Synthesis and studies of aqueous-stable diruthenium aminocarbyne complexes uncovered an N-indolyl derivative as a prospective anticancer agent†
Abstract
We conducted a systematic study on the reactivity of [Ru2Cp2(CO)4] (Cp = η5-C5H5) with isocyanides and the subsequent methylation reaction to produce [Ru2Cp2(CO)2(μ-CO){μ-CNMe(R)}]+ complexes as CF3SO3− salts, [2a–h]+ [R = Me, cyclohexyl (Cy), 2,6-C6H3Me2 (Xyl), 1H-indol-5-yl, 2-naphthyl, 4-C6H4OMe, (S)-CHMe(Ph), CH2Ph (Bn)]. The resulting products, including five novel ones, underwent structural characterization by IR and multinuclear NMR spectroscopy, with five of them further confirmed via single crystal X-ray diffraction. Compounds [2a–e,h]CF3SO3 exhibit appreciable water solubility, substantial amphiphilic character and outstanding stability in physiological-like solutions (negligible degradation after 72 hours in DMEM at 37 °C). Representative complexes [2b]+ and [2c]+ were additionally characterized through cyclic voltammetry in CH2Cl2 and in aqueous phosphate buffer solution. Compounds [2a–d]CF3SO3 were assessed for in vitro cytotoxicity against A2780, A2080R and MCF-7 human cancer cell lines, and [2a–c]CF3SO3 revealed significant-to-moderate cytotoxicity, outperforming cisplatin in several cases.

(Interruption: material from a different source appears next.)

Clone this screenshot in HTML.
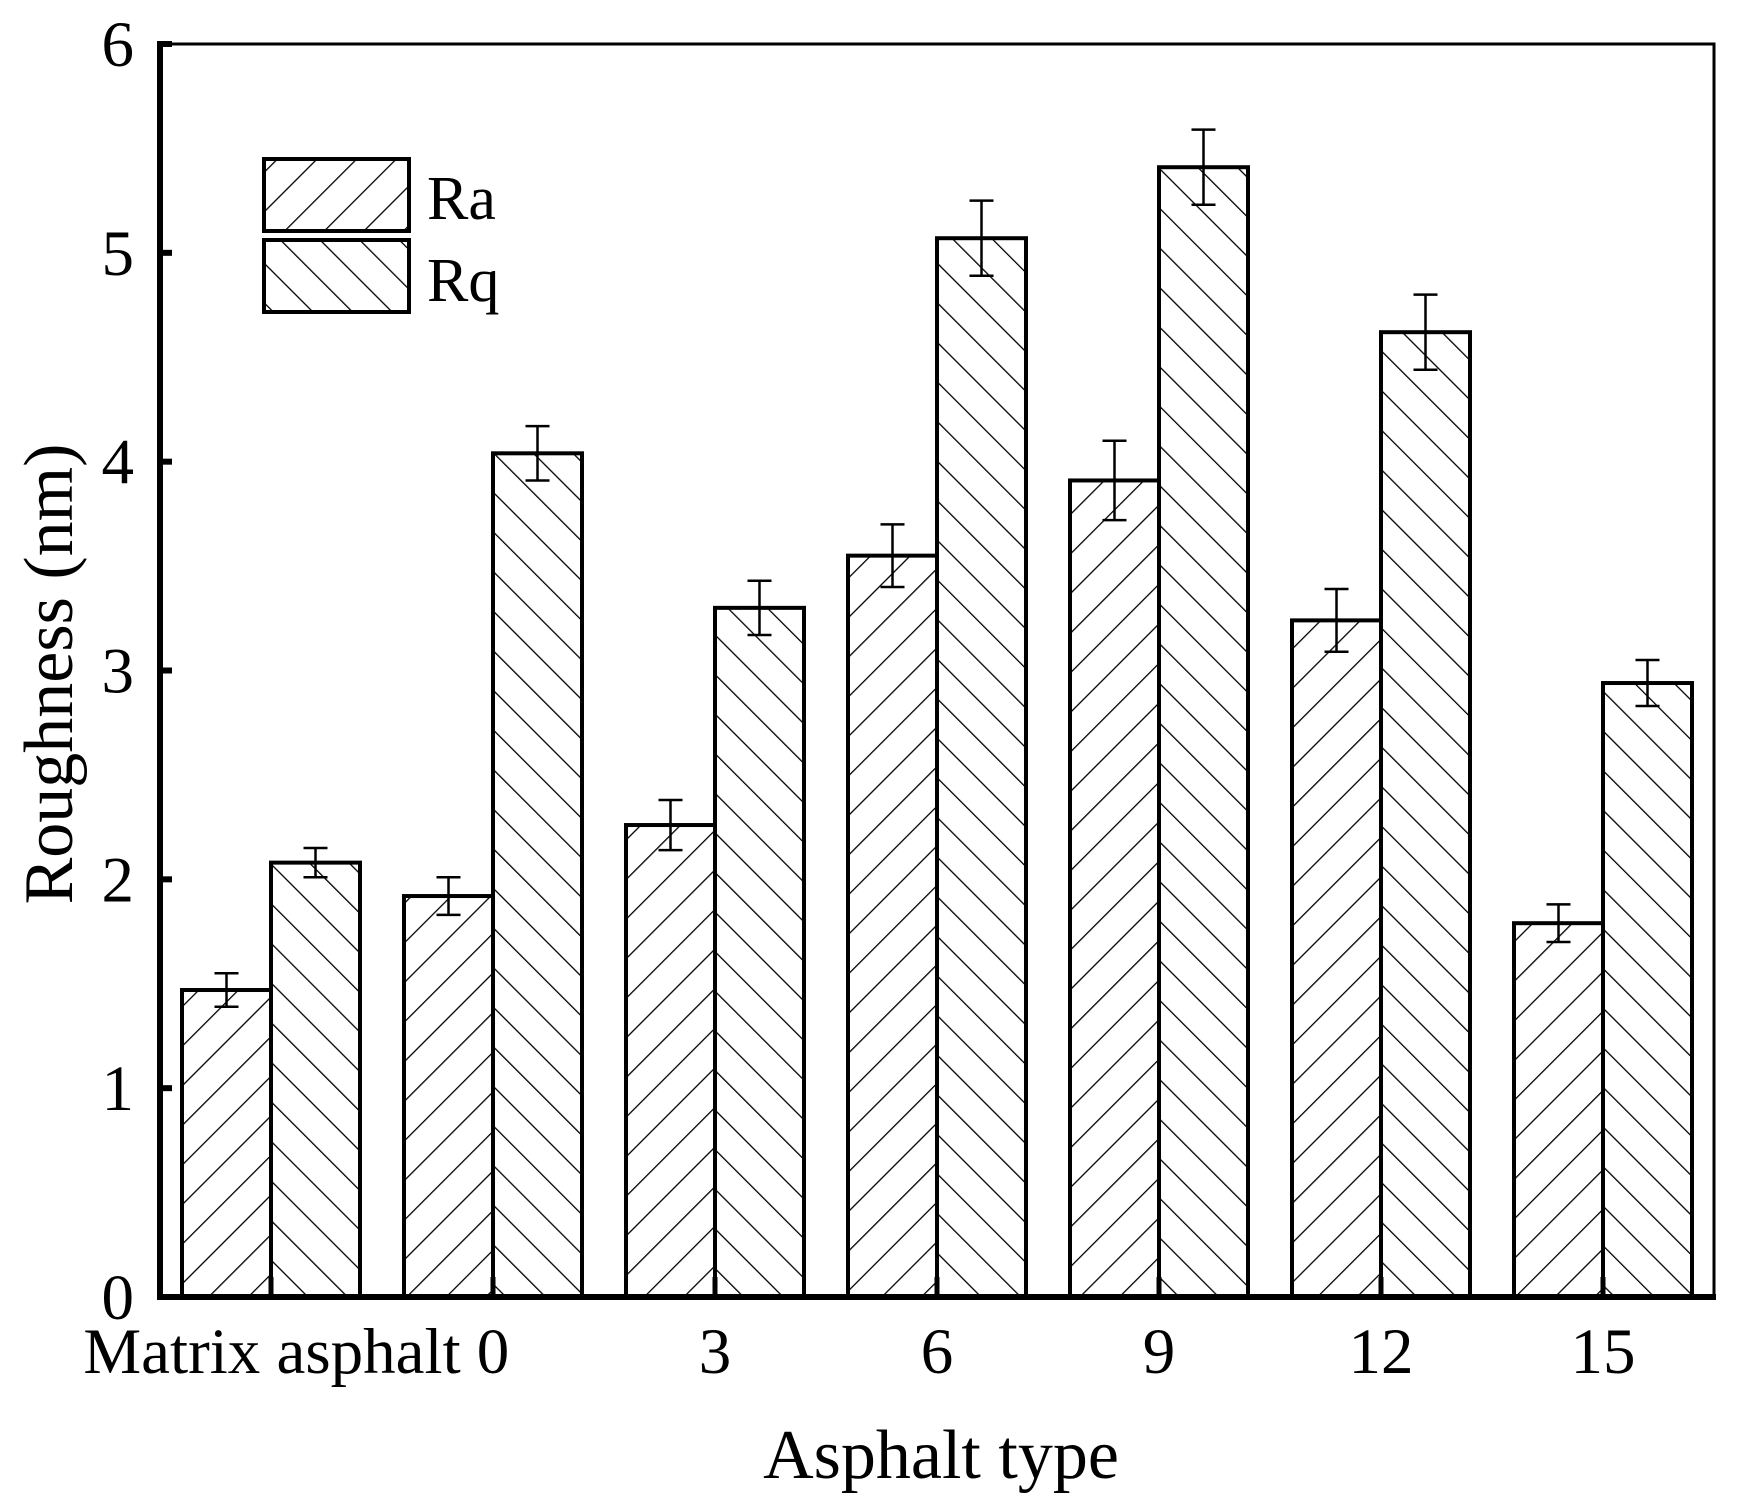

The most favourable IC50 values were observed for [2d]CF3SO3, ranging from 3.7 to 13.0 μM. Experiments on the noncancerous human cell line MRC-5 highlighted a reasonable selectivity for [2b–d]CF3SO3, with the highest selectivity indexes (SI) calculated as 10.1 (ratio of IC50 on MRC-5/IC50 on A2780) and 8.5 (ratio of IC50 on MRC-5/IC50 on A2780R) for [2d]CF3SO3. Subsequently, [2d]CF3SO3 was tested across a panel of HOS, A549, PANC1, CaCo2, PC3 and HeLa cancer cells, showing variable cytotoxicity with IC50 values in the range of 9.7 to 20.3 μM. The cellular effects of [2d]+ on A2780 cells were investigated using flow cytometry assays, focusing on the cell cycle modification, time-resolved cellular uptake, intracellular ROS production, mitochondrial membrane depolarization, induction of cell death through apoptosis, activation of caspases 3/7 and induction of autophagy. Overall, the results suggest a diphasic mechanism of action for [2d]+, inducing metabolic stress and arresting proliferation in the first/fast phase, followed by the induction of apoptosis and autophagy in the second/slower phase.